Take 0 is about your own motivation and your first approach to the format »Urban Types: Of houses and people«. In a first step, we are asking you to look at your own house and housing biography; as we go further in the process we will be concerned with studying and undertaking house and housing biographies of others. Proceed in an iterative (repetitive) way. Collect and go through your material several times and interpret it from different perspectives and at different times of your biography.
Ask yourself in the first step: What does living in houses mean to you? How do you define this notion? Where and when does housing take place? How have you lived, how do you live? Where have you dwelled? How and where do you want to live? Which situations occur to you spontaneously when you think about your own living situation? What memories do you have of your housing? Collect material (thoughts, memories, notes, narratives, stories, photographies, ...) either of a housing situation in your childhood (past), your current housing situation (present) or a projection of a possible or desired housing situation (future).
Outline in your descriptions (Geertz 1983; Spittler 2011) both the built structures and the people surrounding them. Note the relations between the people and create a first overview. Then go back to your collected material from your own living situation in a second step and try to make it more precise: Do you notice anything particular, something that repeats itself, something different, …? What do you find interesting? Which aspects come up again and again?

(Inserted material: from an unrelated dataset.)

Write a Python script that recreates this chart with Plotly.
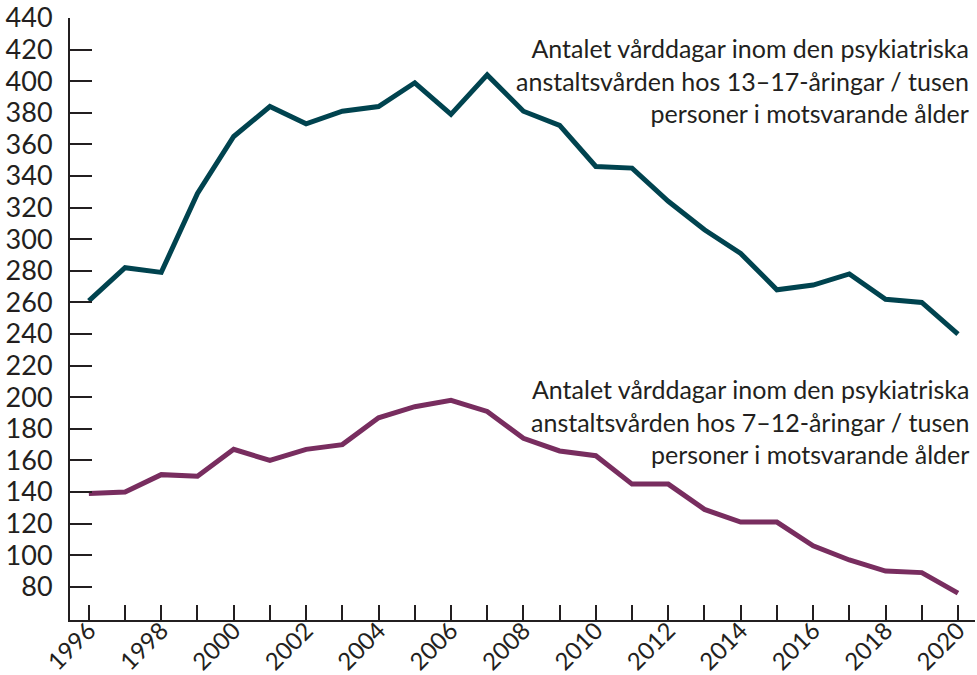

Where and how is that visible? Try to articulate these aspects and to translate them into one or several questions. Make a note of these. In a third step, examine your collected and analysed material: What is central in your descriptions? What is important to you? Which aspects are essential? Consider and examine what and how you describe and narrate the specific situations. Think about which aspects you publish and which aspects are too personal for you to share with the class/ the public. Then revise your complete material accordingly.
Jot down the situation using text and visuals. Describe one situation with two sentences or up to 500 words (or more) and choose one meaningful image (Pink 2013). This image can be a photograph, a picture of another context that represents the situation or a collage, a drawing or a sketch that you made and which shows one or several aspects or details of your living at home that are important to you. Collate these materials on an A4 portrait sheet.